Problem details: Select all lines with the string "matplotlib" in them, and copy those lines.

Provided material:
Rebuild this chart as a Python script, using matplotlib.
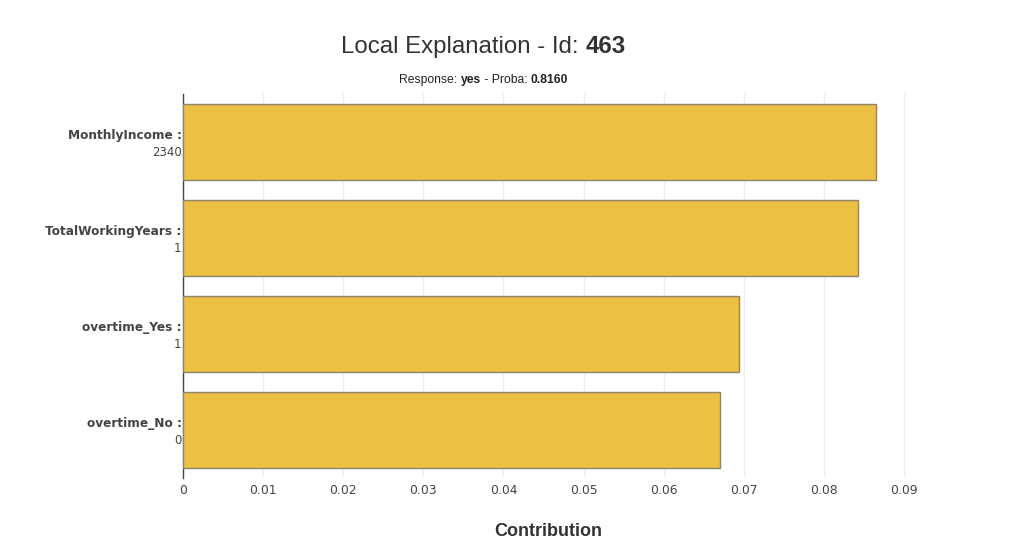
import matplotlib
matplotlib.use("Agg")
import matplotlib.pyplot as plt

features = ["MonthlyIncome", "TotalWorkingYears", "overtime_Yes", "overtime_No"]
feature_values = ["2340", "1", "1", "0"]
contributions = [0.0865, 0.0843, 0.0694, 0.0670]
xticks = [0, 0.01, 0.02, 0.03, 0.04, 0.05, 0.06, 0.07, 0.08, 0.09]
xtick_labels = ["0", "0.01", "0.02", "0.03", "0.04", "0.05", "0.06", "0.07", "0.08", "0.09"]
title_text = "Local Explanation - Id: "
title_id = "463"
response = "yes"
proba = "0.8160"

TXT = "#444444"
fig = plt.figure(figsize=(10.24, 5.43), dpi=100)
ax = fig.add_axes([183/1024, 1 - 478/543, (912-183)/1024, (478-94)/543])

ypos = list(range(len(features)))
ax.barh(ypos, contributions, height=0.8, color="#ECC043", edgecolor="#8c8370", linewidth=1.0, zorder=3)
ax.set_ylim(len(features) - 0.5, -0.5)
ax.set_xlim(0, 0.091)
ax.set_xticks(xticks)
ax.set_xticklabels(xtick_labels, fontsize=8.9, color=TXT, family="DejaVu Sans")
ax.set_yticks([])
ax.tick_params(axis="x", length=0, pad=4)
ax.grid(axis="x", color="#eeeeee", linewidth=1, zorder=0)
for s in ["top", "right", "bottom"]:
    ax.spines[s].set_visible(False)
ax.spines["left"].set_color("#444444")
ax.spines["left"].set_linewidth(1)

for i, (f, v) in enumerate(zip(features, feature_values)):
    ax.annotate(f + " :", xy=(0, i), xycoords=("axes fraction", "data"), xytext=(-1, 5),
                textcoords="offset points", ha="right", va="center", fontsize=8.7,
                fontweight="bold", color=TXT, family="DejaVu Sans")
    ax.annotate(v, xy=(0, i), xycoords=("axes fraction", "data"), xytext=(-1, -7.5),
                textcoords="offset points", ha="right", va="center", fontsize=8.5,
                color=TXT, family="DejaVu Sans")

# Title with bold id
t1 = fig.text(341/1024, 1 - 47/543, title_text, ha="left", va="center", fontsize=17.3,
              color="#333333", family="Liberation Sans")
fig.canvas.draw()
ax.annotate(title_id, xy=(1, 0), xycoords=t1, ha="left", va="bottom", fontsize=17.3,
            fontweight="bold", color="#333333", family="Liberation Sans")

# Subtitle
s1 = fig.text(399/1024, 1 - 80/543, "Response: ", ha="left", va="center", fontsize=8.7,
              color="#222222", family="Liberation Sans")
s2 = ax.annotate(response, xy=(1, 0), xycoords=s1, ha="left", va="bottom", fontsize=8.7,
                 fontweight="bold", color="#222222", family="Liberation Sans")
s3 = ax.annotate(" - Proba: ", xy=(1, 0), xycoords=s2, ha="left", va="bottom", fontsize=8.7,
                 color="#222222", family="Liberation Sans")
ax.annotate(proba, xy=(1, 0), xycoords=s3, ha="left", va="bottom", fontsize=8.7,
            fontweight="bold", color="#222222", family="Liberation Sans")

fig.text(548/1024, 1 - 531/543, "Contribution", ha="center", va="center", fontsize=13,
         fontweight="heavy", color="#333333", family="Liberation Sans")

fig.savefig("out.png", dpi=100)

Full answer:
Rebuild this chart as a Python script, using matplotlib.
import matplotlib
matplotlib.use("Agg")
import matplotlib.pyplot as plt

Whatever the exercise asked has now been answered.